Copy out every line exactly, passing over the pictures.
[begin Supplied data]
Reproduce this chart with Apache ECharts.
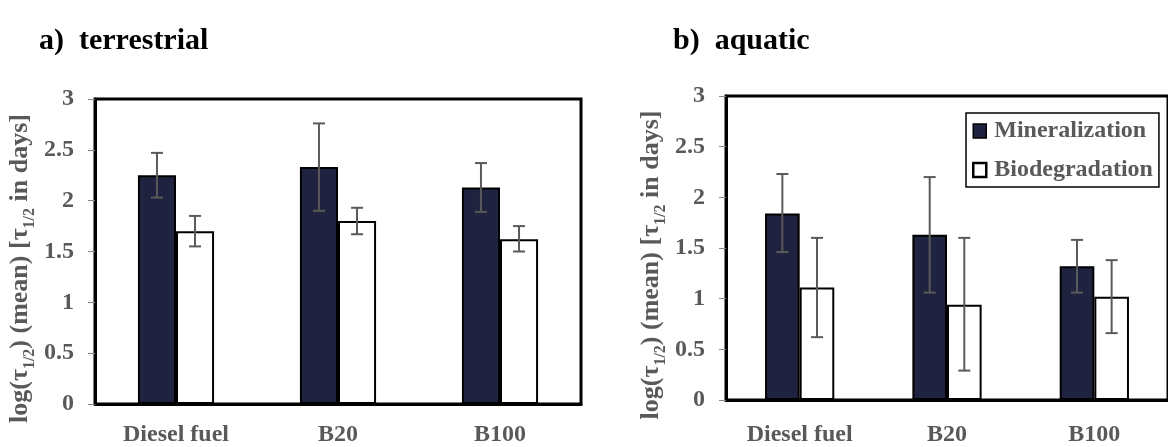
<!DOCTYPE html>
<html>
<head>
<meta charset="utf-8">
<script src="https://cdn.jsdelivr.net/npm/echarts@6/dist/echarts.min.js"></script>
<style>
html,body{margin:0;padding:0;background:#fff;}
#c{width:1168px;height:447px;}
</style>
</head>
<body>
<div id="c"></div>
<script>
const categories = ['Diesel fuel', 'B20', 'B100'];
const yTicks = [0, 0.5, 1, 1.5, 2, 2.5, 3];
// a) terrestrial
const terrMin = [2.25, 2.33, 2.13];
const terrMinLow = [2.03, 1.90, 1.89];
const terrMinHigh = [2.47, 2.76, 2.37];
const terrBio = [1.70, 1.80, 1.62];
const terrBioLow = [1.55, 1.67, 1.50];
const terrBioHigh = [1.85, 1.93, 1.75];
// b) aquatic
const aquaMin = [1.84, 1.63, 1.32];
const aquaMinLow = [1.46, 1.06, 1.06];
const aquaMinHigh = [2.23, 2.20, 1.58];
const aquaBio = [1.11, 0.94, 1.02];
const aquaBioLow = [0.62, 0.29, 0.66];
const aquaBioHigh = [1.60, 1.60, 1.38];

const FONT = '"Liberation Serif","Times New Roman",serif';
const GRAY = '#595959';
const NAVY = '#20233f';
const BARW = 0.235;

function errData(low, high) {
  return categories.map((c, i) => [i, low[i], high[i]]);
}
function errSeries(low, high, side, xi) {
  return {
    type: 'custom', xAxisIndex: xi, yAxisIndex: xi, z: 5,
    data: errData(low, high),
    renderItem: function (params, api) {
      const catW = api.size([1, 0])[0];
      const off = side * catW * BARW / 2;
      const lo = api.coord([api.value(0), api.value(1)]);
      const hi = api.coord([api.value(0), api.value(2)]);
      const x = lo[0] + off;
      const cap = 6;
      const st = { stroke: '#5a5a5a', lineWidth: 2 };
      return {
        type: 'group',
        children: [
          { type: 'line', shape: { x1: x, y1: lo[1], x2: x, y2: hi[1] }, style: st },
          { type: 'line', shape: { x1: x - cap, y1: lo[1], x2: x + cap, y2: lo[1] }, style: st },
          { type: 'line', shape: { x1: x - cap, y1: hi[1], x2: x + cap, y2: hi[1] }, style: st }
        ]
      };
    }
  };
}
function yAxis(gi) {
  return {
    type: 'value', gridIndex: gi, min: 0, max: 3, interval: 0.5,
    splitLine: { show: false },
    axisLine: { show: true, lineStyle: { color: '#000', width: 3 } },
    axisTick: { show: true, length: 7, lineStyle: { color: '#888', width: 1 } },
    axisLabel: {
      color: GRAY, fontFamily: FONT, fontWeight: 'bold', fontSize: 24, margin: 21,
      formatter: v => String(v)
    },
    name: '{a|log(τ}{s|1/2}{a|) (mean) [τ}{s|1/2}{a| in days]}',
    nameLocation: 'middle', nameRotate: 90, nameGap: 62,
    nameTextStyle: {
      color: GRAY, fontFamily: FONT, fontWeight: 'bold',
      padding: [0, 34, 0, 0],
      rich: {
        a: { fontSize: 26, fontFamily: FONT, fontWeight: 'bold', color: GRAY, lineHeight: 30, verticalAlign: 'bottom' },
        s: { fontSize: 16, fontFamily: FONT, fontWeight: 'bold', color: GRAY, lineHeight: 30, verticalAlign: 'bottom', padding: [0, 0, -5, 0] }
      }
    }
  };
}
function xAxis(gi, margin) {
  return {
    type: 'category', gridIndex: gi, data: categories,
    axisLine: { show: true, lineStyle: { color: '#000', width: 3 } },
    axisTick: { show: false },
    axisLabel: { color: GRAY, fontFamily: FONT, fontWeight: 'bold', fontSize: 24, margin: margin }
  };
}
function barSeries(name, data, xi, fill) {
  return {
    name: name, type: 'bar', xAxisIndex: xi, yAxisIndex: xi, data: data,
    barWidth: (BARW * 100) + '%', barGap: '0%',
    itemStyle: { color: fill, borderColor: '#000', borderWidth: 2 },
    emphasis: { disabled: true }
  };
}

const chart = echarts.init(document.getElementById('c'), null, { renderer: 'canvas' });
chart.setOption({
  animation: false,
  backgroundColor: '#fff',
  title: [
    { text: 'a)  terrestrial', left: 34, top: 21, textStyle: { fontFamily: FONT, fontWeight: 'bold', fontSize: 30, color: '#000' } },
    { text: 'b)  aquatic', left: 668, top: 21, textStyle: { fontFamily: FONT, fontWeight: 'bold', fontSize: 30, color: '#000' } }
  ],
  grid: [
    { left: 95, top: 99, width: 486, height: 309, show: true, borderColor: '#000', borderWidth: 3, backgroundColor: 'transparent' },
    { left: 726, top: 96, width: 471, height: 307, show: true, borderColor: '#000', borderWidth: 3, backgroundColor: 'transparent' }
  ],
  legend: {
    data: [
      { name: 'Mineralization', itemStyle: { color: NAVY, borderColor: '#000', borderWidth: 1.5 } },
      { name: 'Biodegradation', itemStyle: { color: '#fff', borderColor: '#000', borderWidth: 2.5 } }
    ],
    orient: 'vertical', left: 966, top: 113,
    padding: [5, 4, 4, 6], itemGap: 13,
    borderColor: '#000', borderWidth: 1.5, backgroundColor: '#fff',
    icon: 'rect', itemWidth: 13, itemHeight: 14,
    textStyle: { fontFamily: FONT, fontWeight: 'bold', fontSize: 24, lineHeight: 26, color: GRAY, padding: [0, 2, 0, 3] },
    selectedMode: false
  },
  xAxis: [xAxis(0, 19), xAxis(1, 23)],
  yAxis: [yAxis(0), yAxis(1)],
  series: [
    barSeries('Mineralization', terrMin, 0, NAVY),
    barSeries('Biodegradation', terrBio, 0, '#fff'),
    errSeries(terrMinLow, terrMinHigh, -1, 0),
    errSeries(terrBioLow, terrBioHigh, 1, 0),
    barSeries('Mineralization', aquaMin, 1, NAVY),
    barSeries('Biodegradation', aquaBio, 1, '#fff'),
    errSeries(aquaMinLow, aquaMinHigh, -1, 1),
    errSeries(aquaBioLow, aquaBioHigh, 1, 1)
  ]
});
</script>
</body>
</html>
[end Supplied data]
__Expected answer__
Reproduce this chart with Apache ECharts.
<!DOCTYPE html>
<html>
<head>
<meta charset="utf-8">
<script src="https://cdn.jsdelivr.net/npm/echarts@6/dist/echarts.min.js"></script>
<style>
html,body{margin:0;padding:0;background:#fff;}
#c{width:1168px;height:447px;}
</style>
</head>
<body>
<div id="c"></div>
<script>
const categories = ['Diesel fuel', 'B20', 'B100'];
const yTicks = [0, 0.5, 1, 1.5, 2, 2.5, 3];
// a) terrestrial
const terrMin = [2.25, 2.33, 2.13];
const terrMinLow = [2.03, 1.90, 1.89];
const terrMinHigh = [2.47, 2.76, 2.37];
const terrBio = [1.70, 1.80, 1.62];
const terrBioLow = [1.55, 1.67, 1.50];
const terrBioHigh = [1.85, 1.93, 1.75];
// b) aquatic
const aquaMin = [1.84, 1.63, 1.32];
const aquaMinLow = [1.46, 1.06, 1.06];
const aquaMinHigh = [2.23, 2.20, 1.58];
const aquaBio = [1.11, 0.94, 1.02];
const aquaBioLow = [0.62, 0.29, 0.66];
const aquaBioHigh = [1.60, 1.60, 1.38];

const FONT = '"Liberation Serif","Times New Roman",serif';
const GRAY = '#595959';
const NAVY = '#20233f';
const BARW = 0.235;

function errData(low, high) {
  return categories.map((c, i) => [i, low[i], high[i]]);
}
function errSeries(low, high, side, xi) {
  return {
    type: 'custom', xAxisIndex: xi, yAxisIndex: xi, z: 5,
    data: errData(low, high),
    renderItem: function (params, api) {
      const catW = api.size([1, 0])[0];
      const off = side * catW * BARW / 2;
      const lo = api.coord([api.value(0), api.value(1)]);
      const hi = api.coord([api.value(0), api.value(2)]);
      const x = lo[0] + off;
      const cap = 6;
      const st = { stroke: '#5a5a5a', lineWidth: 2 };
      return {
        type: 'group',
        children: [
          { type: 'line', shape: { x1: x, y1: lo[1], x2: x, y2: hi[1] }, style: st },
          { type: 'line', shape: { x1: x - cap, y1: lo[1], x2: x + cap, y2: lo[1] }, style: st },
          { type: 'line', shape: { x1: x - cap, y1: hi[1], x2: x + cap, y2: hi[1] }, style: st }
        ]
      };
    }
  };
}
function yAxis(gi) {
  return {
    type: 'value', gridIndex: gi, min: 0, max: 3, interval: 0.5,
    splitLine: { show: false },
    axisLine: { show: true, lineStyle: { color: '#000', width: 3 } },
    axisTick: { show: true, length: 7, lineStyle: { color: '#888', width: 1 } },
    axisLabel: {
      color: GRAY, fontFamily: FONT, fontWeight: 'bold', fontSize: 24, margin: 21,
      formatter: v => String(v)
    },
    name: '{a|log(τ}{s|1/2}{a|) (mean) [τ}{s|1/2}{a| in days]}',
    nameLocation: 'middle', nameRotate: 90, nameGap: 62,
    nameTextStyle: {
      color: GRAY, fontFamily: FONT, fontWeight: 'bold',
      padding: [0, 34, 0, 0],
      rich: {
        a: { fontSize: 26, fontFamily: FONT, fontWeight: 'bold', color: GRAY, lineHeight: 30, verticalAlign: 'bottom' },
        s: { fontSize: 16, fontFamily: FONT, fontWeight: 'bold', color: GRAY, lineHeight: 30, verticalAlign: 'bottom', padding: [0, 0, -5, 0] }
      }
    }
  };
}
function xAxis(gi, margin) {
  return {
    type: 'category', gridIndex: gi, data: categories,
    axisLine: { show: true, lineStyle: { color: '#000', width: 3 } },
    axisTick: { show: false },
    axisLabel: { color: GRAY, fontFamily: FONT, fontWeight: 'bold', fontSize: 24, margin: margin }
  };
}
function barSeries(name, data, xi, fill) {
  return {
    name: name, type: 'bar', xAxisIndex: xi, yAxisIndex: xi, data: data,
    barWidth: (BARW * 100) + '%', barGap: '0%',
    itemStyle: { color: fill, borderColor: '#000', borderWidth: 2 },
    emphasis: { disabled: true }
  };
}

const chart = echarts.init(document.getElementById('c'), null, { renderer: 'canvas' });
chart.setOption({
  animation: false,
  backgroundColor: '#fff',
  title: [
    { text: 'a)  terrestrial', left: 34, top: 21, textStyle: { fontFamily: FONT, fontWeight: 'bold', fontSize: 30, color: '#000' } },
    { text: 'b)  aquatic', left: 668, top: 21, textStyle: { fontFamily: FONT, fontWeight: 'bold', fontSize: 30, color: '#000' } }
  ],
  grid: [
    { left: 95, top: 99, width: 486, height: 309, show: true, borderColor: '#000', borderWidth: 3, backgroundColor: 'transparent' },
    { left: 726, top: 96, width: 471, height: 307, show: true, borderColor: '#000', borderWidth: 3, backgroundColor: 'transparent' }
  ],
  legend: {
    data: [
      { name: 'Mineralization', itemStyle: { color: NAVY, borderColor: '#000', borderWidth: 1.5 } },
      { name: 'Biodegradation', itemStyle: { color: '#fff', borderColor: '#000', borderWidth: 2.5 } }
    ],
    orient: 'vertical', left: 966, top: 113,
    padding: [5, 4, 4, 6], itemGap: 13,
    borderColor: '#000', borderWidth: 1.5, backgroundColor: '#fff',
    icon: 'rect', itemWidth: 13, itemHeight: 14,
    textStyle: { fontFamily: FONT, fontWeight: 'bold', fontSize: 24, lineHeight: 26, color: GRAY, padding: [0, 2, 0, 3] },
    selectedMode: false
  },
  xAxis: [xAxis(0, 19), xAxis(1, 23)],
  yAxis: [yAxis(0), yAxis(1)],
  series: [
    barSeries('Mineralization', terrMin, 0, NAVY),
    barSeries('Biodegradation', terrBio, 0, '#fff'),
    errSeries(terrMinLow, terrMinHigh, -1, 0),
    errSeries(terrBioLow, terrBioHigh, 1, 0),
    barSeries('Mineralization', aquaMin, 1, NAVY),
    barSeries('Biodegradation', aquaBio, 1, '#fff'),
    errSeries(aquaMinLow, aquaMinHigh, -1, 1),
    errSeries(aquaBioLow, aquaBioHigh, 1, 1)
  ]
});
</script>
</body>
</html>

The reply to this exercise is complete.